Ama bu kez farklı. Ciner Gruba da  bu kavgaya yandan girerek, bu tür kavgalar konjusunda deneyimli olmayan  Çalık Grubu’na destek  ve editoryal taktik veriyor. Tabi onlara sorarsanız böyle bir şey asla yok. Habertürk’ün paşası Fatih Altaylı  bu durumu şöyle açıklıyor:

“Biz bu savaşın parçası değiliz.Ancak bu konuyla ilgili bizim ekonomi gazetemizde de haberler yer alıyor.Bu haberlerin amacı savaşta saf tutmak değil, bu medya savaşmda kafası karışan okurlara "doğruyu" aktarabilmek. HT Ekonomi ise bu noktada hakemlik yapıyor.”

Ehhh.. Yerseniz işte...

Doğan Grubu’nun Ciner’i medyadan silmek için gösterdiği ve az kalsın başarılı olacağı yayınları hatırlayanlar için, Fatih Altaylı’ nın  bu açıklaması sadece dudaklarda gülümseme yaratıyor.

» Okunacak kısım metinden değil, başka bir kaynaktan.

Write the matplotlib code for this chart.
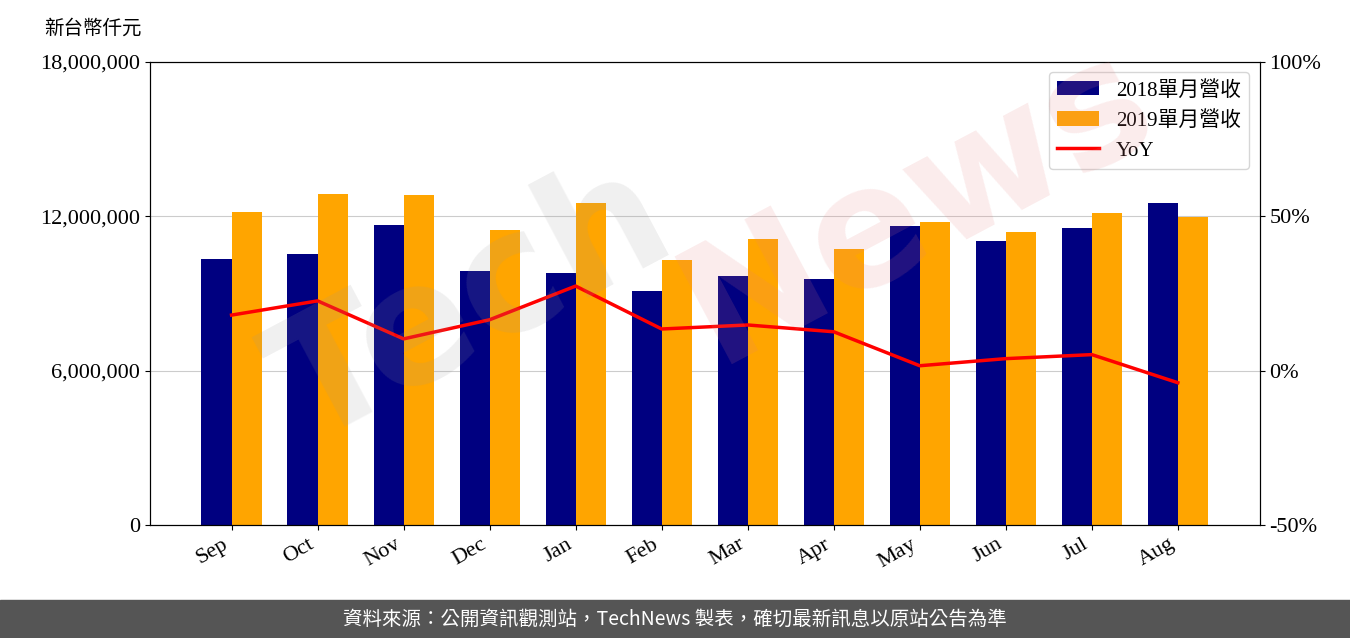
import numpy as np
import matplotlib
matplotlib.use("Agg")
from matplotlib import pyplot as plt

plt.rcParams['font.family'] = ['Liberation Serif', 'Noto Sans CJK TC', 'DejaVu Sans']

months = ['Sep', 'Oct', 'Nov', 'Dec', 'Jan', 'Feb', 'Mar', 'Apr', 'May', 'Jun', 'Jul', 'Aug']
rev2018 = [10340000, 10540000, 11660000, 9870000, 9800000, 9100000,
           9680000, 9560000, 11620000, 11040000, 11550000, 12520000]
rev2019 = [12170000, 12870000, 12830000, 11470000, 12520000, 10300000,
           11120000, 10730000, 11780000, 11390000, 12130000, 11970000]
yoy = [18.0, 22.6, 10.3, 16.5, 27.4, 13.5, 14.8, 12.6, 1.6, 3.9, 5.2, -3.9]

fig = plt.figure(figsize=(13.5, 6.38), dpi=100)
ax = fig.add_axes([0.111, 0.177, 0.822, 0.726])
x = np.arange(len(months))
w = 0.35
b1 = ax.bar(x - w/2, rev2018, w, color='#000080', label='2018單月營收')
b2 = ax.bar(x + w/2, rev2019, w, color='#FFA500', label='2019單月營收')
ax.set_ylim(0, 18000000)
ax.set_yticks([0, 6000000, 12000000, 18000000])
ax.set_yticklabels(['0', '6,000,000', '12,000,000', '18,000,000'], fontsize=16)
ax.set_xlim(-0.95, 11.95)
ax.set_xticks(x)
ax.set_xticklabels(months, rotation=30, ha='right', fontsize=16)
ax.yaxis.grid(True, color='#cccccc')
ax.set_axisbelow(True)
ax.text(-0.095, 1.06, '新台幣仟元', transform=ax.transAxes, fontsize=14,
        family=['Noto Sans CJK TC'])

ax2 = ax.twinx()
l, = ax2.plot(x, yoy, color='red', lw=2.5, label='YoY')
ax2.set_ylim(-50, 100)
ax2.set_yticks([-50, 0, 50, 100])
ax2.set_yticklabels(['-50%', '0%', '50%', '100%'], fontsize=16)

ax2.legend([b1, b2, l], ['2018單月營收', '2019單月營收', 'YoY'], loc='upper right',
           prop={'family': ['Liberation Serif', 'Noto Sans CJK TC'], 'size': 15})

fig.text(0.35, 0.52, 'Tech', fontsize=120, color='#999999', alpha=0.15,
         rotation=28, ha='center', va='center', fontweight='bold',
         family=['DejaVu Sans'])
fig.text(0.68, 0.68, 'News', fontsize=120, color='#e88080', alpha=0.15,
         rotation=28, ha='center', va='center', fontweight='bold',
         family=['DejaVu Sans'])

fig.patches.append(plt.Rectangle((0, 0), 1, 0.06, transform=fig.transFigure,
                                 color='#555555', zorder=0))
fig.text(0.5, 0.03, '資料來源：公開資訊觀測站，TechNews 製表，確切最新訊息以原站公告為準',
         color='white', fontsize=14, ha='center', va='center',
         family=['Noto Sans CJK TC'])

fig.savefig('out.png')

Aydın Doğan’ın yoketmek için büyük çaba gösterdiği bir diğer rakibi Karamehmet ise şimdilik bu savaşı seyretmekle yetiniyor. Bıçağını ise,  gelecek yıl yapılacak yapılacak  Turkcell süper lig ihalesinde yaşanacak Digitürk – Dsmart ihalesi için biliyor.

Peki, ilk kez ikili bir cepheye savaşan Aydın Doğan yıkılır mı ?

Petrol Ofisi’nin avusturyalı ortağa satışından oluşan yaklaşık 1 milyar dolarlık cezadan kurtulmasa bile, yıkılması hayli  zor. ( Hemen not düşelim, bu olayda verilen cumhuriyet tarihinin en büyük cezası, sözkonusu gecikmiş beyan için çok çok ağır ve  buram buram siyaset kokuyor. )

Aydın Doğan’ın PO cezası ile yıkılması neden çok zor ? Çünkü hem PO’in bir kısmının avusturya’lı gruba satılmasından, hem de Doğan Yayın Holding’in bir kısım hissesinin  almanlara satılmasından kaynaklanan ciddi bir nakiti var Doğan Grubu’nun. Aydın Doğan. çok zorlanırsa, PO’in kalan hisselertini de elden çıkartıp, nakit gücünü arttırabilir ve AKP’ye karşı daha dik durabilir.

Zaten bu yönde, yani PO’in elden çıkartılması için ciddi görüşmeler var. Bu satış her an bitebilir. Global kriz olmasa, bu iş çoktan bitmişti bile..

Ama kağıt işi ciddi. Savunulması öncelikle etik açıdan çok zor. Kağıt alımını kendi firmaları üzerinden yapıp, ek kazanç sağlaması hiç şık değil. Üstelik iş SPK’ya dayandığı için, işin ucunda hapis cezası bile var ki, sözü bile dehşet verici.

Aslında  bu numara, halka açık şirketlerin çoğunda yapılan, ucunda  tatlı kazanç olan bir iş. Ama Aydın Doğan gibi yüzlerce milyon doları olan, her an iktidarla kavga edebilen bir duayen medya patronu, nasıl olur da bu işe onay verir, anlamak  mümkün değil.